The costs of fitting d.c braking is approximately £125 for parts + £125 for electrical labour costs per motor, although this is dependant on the size of the motor that will be appropriate to the machine.
If the machine isolator is operated then power to the entire machine, including the braking unit, is cut off before the braking cycle has completed so the braking effect is lost. This has caused ‘run down’ accidents on machines fitted with DC injection braking when operators have approached the machinery for setting, not realising that the cutters were still rotating. It is therefore vital that the machine E-stop is always used to allow the braking cycle to complete before isolating the power supply.
The wiring to a d.c. brake should be such that actuating an E-stop, either a local or remote one, sends the d.c to the brake and stops the machine, i.e. this action is not prevented by how it is wired.
If the electrical supply to the factory/workshop etc. is known to be unreliable then to ensure that the d.c brakes still work either a battery backup or emergency a.c. supply of some sort should be considered (the d.c. brake control unit acts as a rectifier). However, in practice, although not unknown, battery backup is rare as it is very expensive, both financially and in space requirements and any battery pack would need to be able to meet the demands of all the machines that needed to be braked.
As long as the manual brake is maintained and works properly by quickly bringing the saw to a stop, there is no need to fit additional braking. If however the saw gets a lot of use and operators have been known not to use the manual brake then the risk assessment for the saw should be reviewed and consideration given to fitting electrical braking.
A spring or pulley system that returns the saw into a safe protected area can be fitted, as shown in cross-cut saw that will stop blade contact whilst it is running down. However, you will need to consider in your risk assessment how often the saw is used and by who. If lots of people use the saw and it has a long run down time, there may be a chance that another user pulls out the saw carriage not knowing that the blade is still rotating. If this is the case then braking may be a better option.
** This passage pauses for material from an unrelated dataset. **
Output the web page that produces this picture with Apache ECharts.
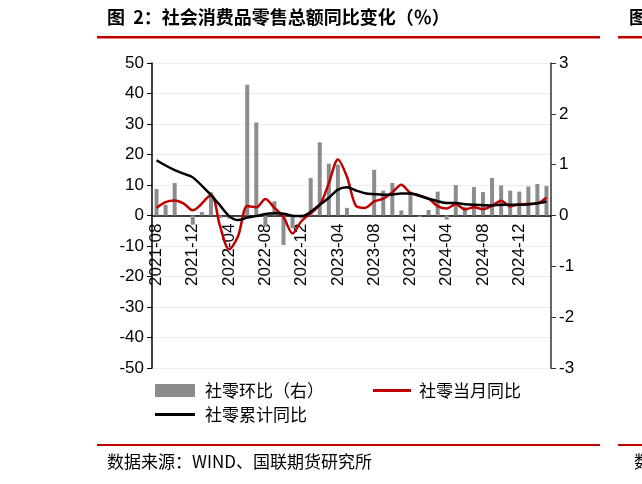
<!DOCTYPE html>
<html>
<head>
<meta charset="utf-8">
<style>
  html, body { margin: 0; padding: 0; background: #fff; }
  #chart { width: 642px; height: 484px; }
</style>
<script src="https://cdn.jsdelivr.net/npm/echarts@6/dist/echarts.min.js"></script>
</head>
<body>
<div id="chart"></div>
<script>
// 月份 2021-08 ~ 2025-03
var months = [
  "2021-08", "2021-09", "2021-10", "2021-11", "2021-12",
  "2022-01", "2022-02", "2022-03", "2022-04", "2022-05", "2022-06", "2022-07",
  "2022-08", "2022-09", "2022-10", "2022-11", "2022-12",
  "2023-01", "2023-02", "2023-03", "2023-04", "2023-05", "2023-06", "2023-07",
  "2023-08", "2023-09", "2023-10", "2023-11", "2023-12",
  "2024-01", "2024-02", "2024-03", "2024-04", "2024-05", "2024-06", "2024-07",
  "2024-08", "2024-09", "2024-10", "2024-11", "2024-12",
  "2025-01", "2025-02", "2025-03"
];
// 社零环比（右轴）
var momValues = [
  0.52, 0.21, 0.64, 0, -0.18,
  0.07, 0.46, -0.05, -0.06, 0, 2.57, 1.83,
  -0.22, 0.28, -0.58, -0.25, -0.05,
  0.74, 1.44, 1.02, 1.0, 0.15, 0, 0,
  0.9, 0.49, 0.64, 0.1, 0.44,
  -0.03, 0.11, 0.47, -0.08, 0.6, 0.17, 0.56,
  0.46, 0.74, 0.59, 0.49, 0.47,
  0.57, 0.62, 0.58
];
// 社零当月同比
var monthlyYoy = [
  2.5, 4.4, 4.9, 3.9, 1.7,
  null, 6.7, -3.5, -11.1, -6.7, 3.1, 2.7,
  5.4, 2.5, -0.5, -5.9, -1.8,
  null, 3.5, 10.6, 18.4, 12.7, 3.1, 2.5,
  4.6, 5.5, 7.6, 10.1, 7.4,
  null, 5.5, 3.1, 2.3, 3.7, 2.0, 2.7,
  2.1, 3.2, 4.8, 3.0, 3.7,
  null, 4.0, 5.9
];
// 社零累计同比
var cumulativeYoy = [
  18.1, 16.4, 14.9, 13.7, 12.5,
  null, 6.7, 3.3, -0.2, -1.5, -0.7, -0.2,
  0.5, 0.7, 0.6, -0.1, -0.2,
  null, 3.5, 5.8, 8.5, 9.3, 8.2, 7.3,
  7.0, 6.8, 6.9, 7.2, 7.2,
  null, 5.5, 4.7, 4.1, 4.1, 3.7, 3.5,
  3.4, 3.3, 3.5, 3.5, 3.5,
  null, 4.0, 4.6
];

var cjk = "'Noto Sans CJK SC', sans-serif";
var num = "'Liberation Sans', Arial, sans-serif";

var chart = echarts.init(document.getElementById("chart"));
var option = {
  animation: false,
  backgroundColor: "#fff",
  grid: { left: 152, right: 91, top: 63, bottom: 116 },
  legend: [
    {
      data: ["社零环比（右）"],
      left: 150, top: 377,
      icon: "rect", itemWidth: 40, itemHeight: 13,
      textStyle: { fontFamily: cjk, fontSize: 17, color: "#000", padding: [0, 0, 0, 5] }
    },
    {
      data: ["社零当月同比"],
      left: 368, top: 377,
      icon: "rect", itemWidth: 38, itemHeight: 3,
      textStyle: { fontFamily: cjk, fontSize: 17, color: "#000", padding: [0, 0, 0, 3] }
    },
    {
      data: ["社零累计同比"],
      left: 150, top: 401,
      icon: "rect", itemWidth: 40, itemHeight: 3,
      textStyle: { fontFamily: cjk, fontSize: 17, color: "#000", padding: [0, 0, 0, 5] }
    }
  ],
  xAxis: {
    type: "category",
    data: months,
    boundaryGap: true,
    offset: -152.5,
    axisLine: { onZero: false, lineStyle: { color: "#000", width: 1.5 } },
    axisTick: { interval: 3, length: 5, lineStyle: { color: "#000" } },
    axisLabel: {
      interval: 3, rotate: 90, margin: 8,
      fontFamily: num, fontSize: 17, color: "#000"
    },
    splitLine: { show: false }
  },
  yAxis: [
    {
      type: "value",
      min: -50, max: 50, interval: 10,
      axisLine: { show: true, lineStyle: { color: "#000", width: 1.5 } },
      axisTick: { show: true, length: 5, lineStyle: { color: "#000" } },
      axisLabel: { fontFamily: num, fontSize: 17, color: "#000", margin: 8 },
      splitLine: { show: true, lineStyle: { color: "#ececec", width: 1 } }
    },
    {
      type: "value",
      min: -3, max: 3, interval: 1,
      axisLine: { show: true, lineStyle: { color: "#333", width: 1.5 } },
      axisTick: { show: true, length: 5, lineStyle: { color: "#333" } },
      axisLabel: { fontFamily: num, fontSize: 17, color: "#000", margin: 8 },
      splitLine: { show: false }
    }
  ],
  series: [
    {
      name: "社零环比（右）",
      type: "bar",
      yAxisIndex: 1,
      data: momValues,
      barWidth: 4,
      itemStyle: { color: "#8c8c8c" }
    },
    {
      name: "社零当月同比",
      type: "line",
      yAxisIndex: 0,
      data: monthlyYoy,
      connectNulls: true,
      smooth: 0.3,
      showSymbol: false,
      lineStyle: { color: "#c00000", width: 2.5 },
      itemStyle: { color: "#c00000" },
      z: 3
    },
    {
      name: "社零累计同比",
      type: "line",
      yAxisIndex: 0,
      data: cumulativeYoy,
      connectNulls: true,
      smooth: 0.3,
      showSymbol: false,
      lineStyle: { color: "#000", width: 2.5 },
      itemStyle: { color: "#000" },
      z: 4
    }
  ],
  graphic: [
    {
      type: "text", left: 107, top: 8,
      style: { text: "图  2：社会消费品零售总额同比变化（％）", font: "bold 18px " + cjk, fill: "#000" }
    },
    {
      type: "text", left: 629, top: 8,
      style: { text: "图", font: "bold 18px " + cjk, fill: "#000" }
    },
    { type: "rect", shape: { x: 97, y: 36, width: 503, height: 2.5 }, style: { fill: "#c00000" } },
    { type: "rect", shape: { x: 618, y: 36, width: 30, height: 2.5 }, style: { fill: "#c00000" } },
    { type: "rect", shape: { x: 97, y: 444, width: 503, height: 2 }, style: { fill: "#c00000" } },
    { type: "rect", shape: { x: 618, y: 444, width: 30, height: 2 }, style: { fill: "#c00000" } },
    {
      type: "text", left: 107, top: 453,
      style: { text: "数据来源：WIND、国联期货研究所", font: "17px " + cjk, fill: "#000" }
    },
    {
      type: "text", left: 634, top: 453,
      style: { text: "数", font: "17px " + cjk, fill: "#000" }
    }
  ]
};
chart.setOption(option);
</script>
</body>
</html>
Many companies use trenching heads on radial arm cross cut saws. The increased weight and momentum of trenching heads causes longer run down times and this needs to be taken into account in your risk assessment (see previous question). If braking is to be used it should be able to cope with the heaviest blade in regular use and bring the saw to a complete stop before it cuts out. Note: all such tools must be ‘chip-limited’.
When working with thicker timber the machine feed table is often lowered sufficiently to allow ease of access to the cutters. The machines typically have a long run down period which increases the risk when making adjustments or clearing waste material.